## TASK OBJECTIVE
Reproduce the listing below without changes, except that pictures are left out.

## SUPPLIED MATERIAL
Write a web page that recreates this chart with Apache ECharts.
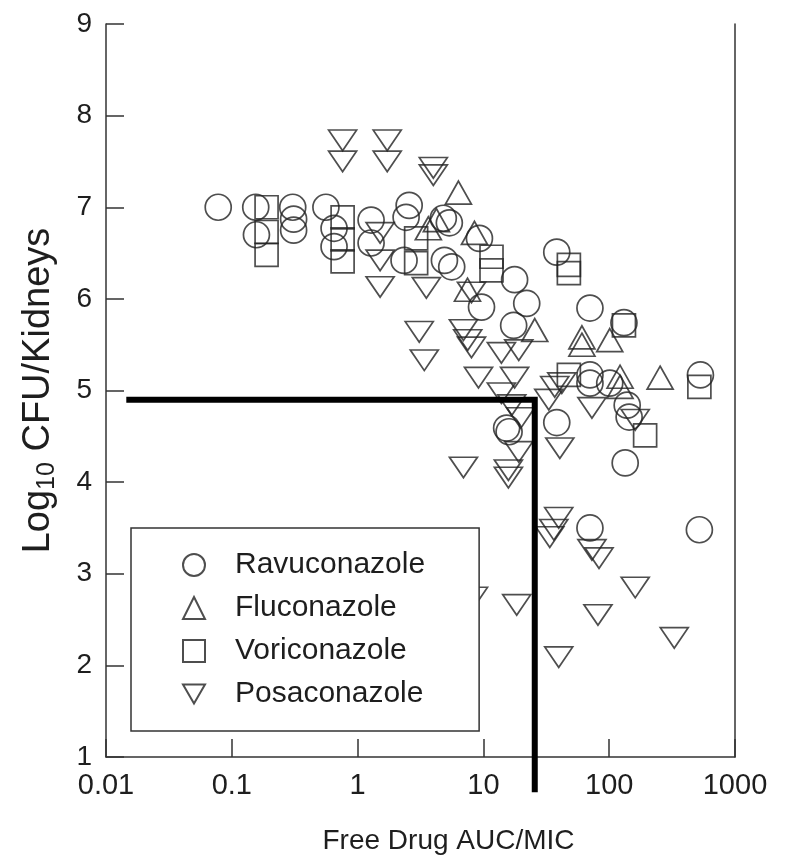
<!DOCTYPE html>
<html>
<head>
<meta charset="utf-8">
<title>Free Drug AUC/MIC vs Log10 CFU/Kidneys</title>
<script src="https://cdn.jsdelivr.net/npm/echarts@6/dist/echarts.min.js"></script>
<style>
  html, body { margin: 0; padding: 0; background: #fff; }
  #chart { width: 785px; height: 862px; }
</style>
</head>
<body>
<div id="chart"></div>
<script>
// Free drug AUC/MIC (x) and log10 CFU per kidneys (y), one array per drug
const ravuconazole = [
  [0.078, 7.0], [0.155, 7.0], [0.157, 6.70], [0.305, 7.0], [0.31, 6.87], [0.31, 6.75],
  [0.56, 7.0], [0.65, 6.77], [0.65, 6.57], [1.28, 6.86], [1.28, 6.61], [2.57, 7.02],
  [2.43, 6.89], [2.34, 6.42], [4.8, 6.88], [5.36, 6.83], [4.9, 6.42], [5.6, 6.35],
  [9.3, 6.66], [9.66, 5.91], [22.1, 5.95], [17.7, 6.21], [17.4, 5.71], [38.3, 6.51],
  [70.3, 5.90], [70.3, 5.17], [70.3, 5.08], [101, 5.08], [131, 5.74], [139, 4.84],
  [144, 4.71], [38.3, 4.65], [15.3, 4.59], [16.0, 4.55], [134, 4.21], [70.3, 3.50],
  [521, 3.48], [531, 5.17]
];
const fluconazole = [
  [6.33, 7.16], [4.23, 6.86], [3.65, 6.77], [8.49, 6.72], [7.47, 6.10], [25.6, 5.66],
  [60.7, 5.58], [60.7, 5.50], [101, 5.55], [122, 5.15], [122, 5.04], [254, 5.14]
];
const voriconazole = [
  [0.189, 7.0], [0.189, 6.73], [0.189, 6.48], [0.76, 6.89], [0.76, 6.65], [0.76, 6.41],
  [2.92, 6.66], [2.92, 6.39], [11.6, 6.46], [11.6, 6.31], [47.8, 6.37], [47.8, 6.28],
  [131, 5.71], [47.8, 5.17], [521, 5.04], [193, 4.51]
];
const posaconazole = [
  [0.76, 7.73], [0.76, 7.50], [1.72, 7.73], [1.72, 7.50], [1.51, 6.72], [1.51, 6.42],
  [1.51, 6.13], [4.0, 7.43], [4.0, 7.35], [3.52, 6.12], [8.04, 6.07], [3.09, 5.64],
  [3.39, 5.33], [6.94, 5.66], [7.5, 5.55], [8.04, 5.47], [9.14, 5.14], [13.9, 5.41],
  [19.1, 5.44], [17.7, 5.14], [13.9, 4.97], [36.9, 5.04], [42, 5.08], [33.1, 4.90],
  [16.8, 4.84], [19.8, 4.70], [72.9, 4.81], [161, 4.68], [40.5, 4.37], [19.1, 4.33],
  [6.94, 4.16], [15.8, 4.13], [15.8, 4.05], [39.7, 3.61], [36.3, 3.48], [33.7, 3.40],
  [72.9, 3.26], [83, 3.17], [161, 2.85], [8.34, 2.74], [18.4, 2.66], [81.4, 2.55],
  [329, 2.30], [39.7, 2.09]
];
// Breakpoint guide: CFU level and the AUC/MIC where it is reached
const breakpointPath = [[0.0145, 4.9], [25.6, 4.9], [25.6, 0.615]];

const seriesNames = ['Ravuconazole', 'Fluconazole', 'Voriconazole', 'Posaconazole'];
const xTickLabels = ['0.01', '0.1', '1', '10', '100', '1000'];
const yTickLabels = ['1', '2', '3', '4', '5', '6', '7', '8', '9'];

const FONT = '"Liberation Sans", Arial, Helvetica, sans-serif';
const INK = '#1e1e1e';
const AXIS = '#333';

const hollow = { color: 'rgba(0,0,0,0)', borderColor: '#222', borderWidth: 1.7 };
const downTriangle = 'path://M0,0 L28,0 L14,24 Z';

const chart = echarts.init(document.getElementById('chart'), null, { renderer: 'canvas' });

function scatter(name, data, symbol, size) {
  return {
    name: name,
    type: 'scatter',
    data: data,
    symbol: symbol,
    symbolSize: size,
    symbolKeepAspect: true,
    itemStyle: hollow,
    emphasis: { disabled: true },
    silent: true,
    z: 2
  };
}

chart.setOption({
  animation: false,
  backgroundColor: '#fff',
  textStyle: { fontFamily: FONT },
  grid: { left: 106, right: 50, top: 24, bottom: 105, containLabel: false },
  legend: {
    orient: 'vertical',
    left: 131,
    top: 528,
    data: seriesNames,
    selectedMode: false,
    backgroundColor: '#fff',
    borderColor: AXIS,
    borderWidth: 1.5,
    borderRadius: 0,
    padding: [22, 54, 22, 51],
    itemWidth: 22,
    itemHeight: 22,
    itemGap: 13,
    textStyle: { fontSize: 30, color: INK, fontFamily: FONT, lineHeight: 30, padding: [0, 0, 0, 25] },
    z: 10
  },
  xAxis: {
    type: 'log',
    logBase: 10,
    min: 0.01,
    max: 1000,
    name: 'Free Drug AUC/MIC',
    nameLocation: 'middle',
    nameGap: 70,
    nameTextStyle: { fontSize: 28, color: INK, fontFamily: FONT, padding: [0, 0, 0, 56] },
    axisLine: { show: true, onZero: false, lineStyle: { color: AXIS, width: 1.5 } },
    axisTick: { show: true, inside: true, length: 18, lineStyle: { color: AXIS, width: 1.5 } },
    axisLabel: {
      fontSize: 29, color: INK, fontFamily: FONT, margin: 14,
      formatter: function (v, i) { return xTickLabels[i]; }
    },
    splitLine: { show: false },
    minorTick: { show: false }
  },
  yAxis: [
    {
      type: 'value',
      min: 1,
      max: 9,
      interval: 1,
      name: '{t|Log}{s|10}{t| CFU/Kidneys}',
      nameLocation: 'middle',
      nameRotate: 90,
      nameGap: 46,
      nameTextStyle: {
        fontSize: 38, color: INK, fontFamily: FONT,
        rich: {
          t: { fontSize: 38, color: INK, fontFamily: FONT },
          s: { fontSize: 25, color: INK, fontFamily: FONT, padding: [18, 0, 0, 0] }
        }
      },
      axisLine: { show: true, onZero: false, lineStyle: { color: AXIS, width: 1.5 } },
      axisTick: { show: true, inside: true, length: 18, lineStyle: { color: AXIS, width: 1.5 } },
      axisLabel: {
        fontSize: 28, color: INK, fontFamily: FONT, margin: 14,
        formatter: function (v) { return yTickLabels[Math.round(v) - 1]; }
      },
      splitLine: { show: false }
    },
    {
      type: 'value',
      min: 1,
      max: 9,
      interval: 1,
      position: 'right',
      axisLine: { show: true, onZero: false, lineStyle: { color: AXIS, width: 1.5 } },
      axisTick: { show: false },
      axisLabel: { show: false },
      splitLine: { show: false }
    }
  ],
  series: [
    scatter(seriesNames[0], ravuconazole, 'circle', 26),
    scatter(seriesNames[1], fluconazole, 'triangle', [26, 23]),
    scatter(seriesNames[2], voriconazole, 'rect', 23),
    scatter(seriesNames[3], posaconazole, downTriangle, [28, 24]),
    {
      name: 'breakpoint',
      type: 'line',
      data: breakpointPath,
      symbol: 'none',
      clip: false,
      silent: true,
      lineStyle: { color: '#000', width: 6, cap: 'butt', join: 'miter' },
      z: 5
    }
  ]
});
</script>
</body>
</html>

## SOLUTION TO THE EXERCISE
Write a web page that recreates this chart with Apache ECharts.
<!DOCTYPE html>
<html>
<head>
<meta charset="utf-8">
<title>Free Drug AUC/MIC vs Log10 CFU/Kidneys</title>
<script src="https://cdn.jsdelivr.net/npm/echarts@6/dist/echarts.min.js"></script>
<style>
  html, body { margin: 0; padding: 0; background: #fff; }
  #chart { width: 785px; height: 862px; }
</style>
</head>
<body>
<div id="chart"></div>
<script>
// Free drug AUC/MIC (x) and log10 CFU per kidneys (y), one array per drug
const ravuconazole = [
  [0.078, 7.0], [0.155, 7.0], [0.157, 6.70], [0.305, 7.0], [0.31, 6.87], [0.31, 6.75],
  [0.56, 7.0], [0.65, 6.77], [0.65, 6.57], [1.28, 6.86], [1.28, 6.61], [2.57, 7.02],
  [2.43, 6.89], [2.34, 6.42], [4.8, 6.88], [5.36, 6.83], [4.9, 6.42], [5.6, 6.35],
  [9.3, 6.66], [9.66, 5.91], [22.1, 5.95], [17.7, 6.21], [17.4, 5.71], [38.3, 6.51],
  [70.3, 5.90], [70.3, 5.17], [70.3, 5.08], [101, 5.08], [131, 5.74], [139, 4.84],
  [144, 4.71], [38.3, 4.65], [15.3, 4.59], [16.0, 4.55], [134, 4.21], [70.3, 3.50],
  [521, 3.48], [531, 5.17]
];
const fluconazole = [
  [6.33, 7.16], [4.23, 6.86], [3.65, 6.77], [8.49, 6.72], [7.47, 6.10], [25.6, 5.66],
  [60.7, 5.58], [60.7, 5.50], [101, 5.55], [122, 5.15], [122, 5.04], [254, 5.14]
];
const voriconazole = [
  [0.189, 7.0], [0.189, 6.73], [0.189, 6.48], [0.76, 6.89], [0.76, 6.65], [0.76, 6.41],
  [2.92, 6.66], [2.92, 6.39], [11.6, 6.46], [11.6, 6.31], [47.8, 6.37], [47.8, 6.28],
  [131, 5.71], [47.8, 5.17], [521, 5.04], [193, 4.51]
];
const posaconazole = [
  [0.76, 7.73], [0.76, 7.50], [1.72, 7.73], [1.72, 7.50], [1.51, 6.72], [1.51, 6.42],
  [1.51, 6.13], [4.0, 7.43], [4.0, 7.35], [3.52, 6.12], [8.04, 6.07], [3.09, 5.64],
  [3.39, 5.33], [6.94, 5.66], [7.5, 5.55], [8.04, 5.47], [9.14, 5.14], [13.9, 5.41],
  [19.1, 5.44], [17.7, 5.14], [13.9, 4.97], [36.9, 5.04], [42, 5.08], [33.1, 4.90],
  [16.8, 4.84], [19.8, 4.70], [72.9, 4.81], [161, 4.68], [40.5, 4.37], [19.1, 4.33],
  [6.94, 4.16], [15.8, 4.13], [15.8, 4.05], [39.7, 3.61], [36.3, 3.48], [33.7, 3.40],
  [72.9, 3.26], [83, 3.17], [161, 2.85], [8.34, 2.74], [18.4, 2.66], [81.4, 2.55],
  [329, 2.30], [39.7, 2.09]
];
// Breakpoint guide: CFU level and the AUC/MIC where it is reached
const breakpointPath = [[0.0145, 4.9], [25.6, 4.9], [25.6, 0.615]];

const seriesNames = ['Ravuconazole', 'Fluconazole', 'Voriconazole', 'Posaconazole'];
const xTickLabels = ['0.01', '0.1', '1', '10', '100', '1000'];
const yTickLabels = ['1', '2', '3', '4', '5', '6', '7', '8', '9'];

const FONT = '"Liberation Sans", Arial, Helvetica, sans-serif';
const INK = '#1e1e1e';
const AXIS = '#333';

const hollow = { color: 'rgba(0,0,0,0)', borderColor: '#222', borderWidth: 1.7 };
const downTriangle = 'path://M0,0 L28,0 L14,24 Z';

const chart = echarts.init(document.getElementById('chart'), null, { renderer: 'canvas' });

function scatter(name, data, symbol, size) {
  return {
    name: name,
    type: 'scatter',
    data: data,
    symbol: symbol,
    symbolSize: size,
    symbolKeepAspect: true,
    itemStyle: hollow,
    emphasis: { disabled: true },
    silent: true,
    z: 2
  };
}

chart.setOption({
  animation: false,
  backgroundColor: '#fff',
  textStyle: { fontFamily: FONT },
  grid: { left: 106, right: 50, top: 24, bottom: 105, containLabel: false },
  legend: {
    orient: 'vertical',
    left: 131,
    top: 528,
    data: seriesNames,
    selectedMode: false,
    backgroundColor: '#fff',
    borderColor: AXIS,
    borderWidth: 1.5,
    borderRadius: 0,
    padding: [22, 54, 22, 51],
    itemWidth: 22,
    itemHeight: 22,
    itemGap: 13,
    textStyle: { fontSize: 30, color: INK, fontFamily: FONT, lineHeight: 30, padding: [0, 0, 0, 25] },
    z: 10
  },
  xAxis: {
    type: 'log',
    logBase: 10,
    min: 0.01,
    max: 1000,
    name: 'Free Drug AUC/MIC',
    nameLocation: 'middle',
    nameGap: 70,
    nameTextStyle: { fontSize: 28, color: INK, fontFamily: FONT, padding: [0, 0, 0, 56] },
    axisLine: { show: true, onZero: false, lineStyle: { color: AXIS, width: 1.5 } },
    axisTick: { show: true, inside: true, length: 18, lineStyle: { color: AXIS, width: 1.5 } },
    axisLabel: {
      fontSize: 29, color: INK, fontFamily: FONT, margin: 14,
      formatter: function (v, i) { return xTickLabels[i]; }
    },
    splitLine: { show: false },
    minorTick: { show: false }
  },
  yAxis: [
    {
      type: 'value',
      min: 1,
      max: 9,
      interval: 1,
      name: '{t|Log}{s|10}{t| CFU/Kidneys}',
      nameLocation: 'middle',
      nameRotate: 90,
      nameGap: 46,
      nameTextStyle: {
        fontSize: 38, color: INK, fontFamily: FONT,
        rich: {
          t: { fontSize: 38, color: INK, fontFamily: FONT },
          s: { fontSize: 25, color: INK, fontFamily: FONT, padding: [18, 0, 0, 0] }
        }
      },
      axisLine: { show: true, onZero: false, lineStyle: { color: AXIS, width: 1.5 } },
      axisTick: { show: true, inside: true, length: 18, lineStyle: { color: AXIS, width: 1.5 } },
      axisLabel: {
        fontSize: 28, color: INK, fontFamily: FONT, margin: 14,
        formatter: function (v) { return yTickLabels[Math.round(v) - 1]; }
      },
      splitLine: { show: false }
    },
    {
      type: 'value',
      min: 1,
      max: 9,
      interval: 1,
      position: 'right',
      axisLine: { show: true, onZero: false, lineStyle: { color: AXIS, width: 1.5 } },
      axisTick: { show: false },
      axisLabel: { show: false },
      splitLine: { show: false }
    }
  ],
  series: [
    scatter(seriesNames[0], ravuconazole, 'circle', 26),
    scatter(seriesNames[1], fluconazole, 'triangle', [26, 23]),
    scatter(seriesNames[2], voriconazole, 'rect', 23),
    scatter(seriesNames[3], posaconazole, downTriangle, [28, 24]),
    {
      name: 'breakpoint',
      type: 'line',
      data: breakpointPath,
      symbol: 'none',
      clip: false,
      silent: true,
      lineStyle: { color: '#000', width: 6, cap: 'butt', join: 'miter' },
      z: 5
    }
  ]
});
</script>
</body>
</html>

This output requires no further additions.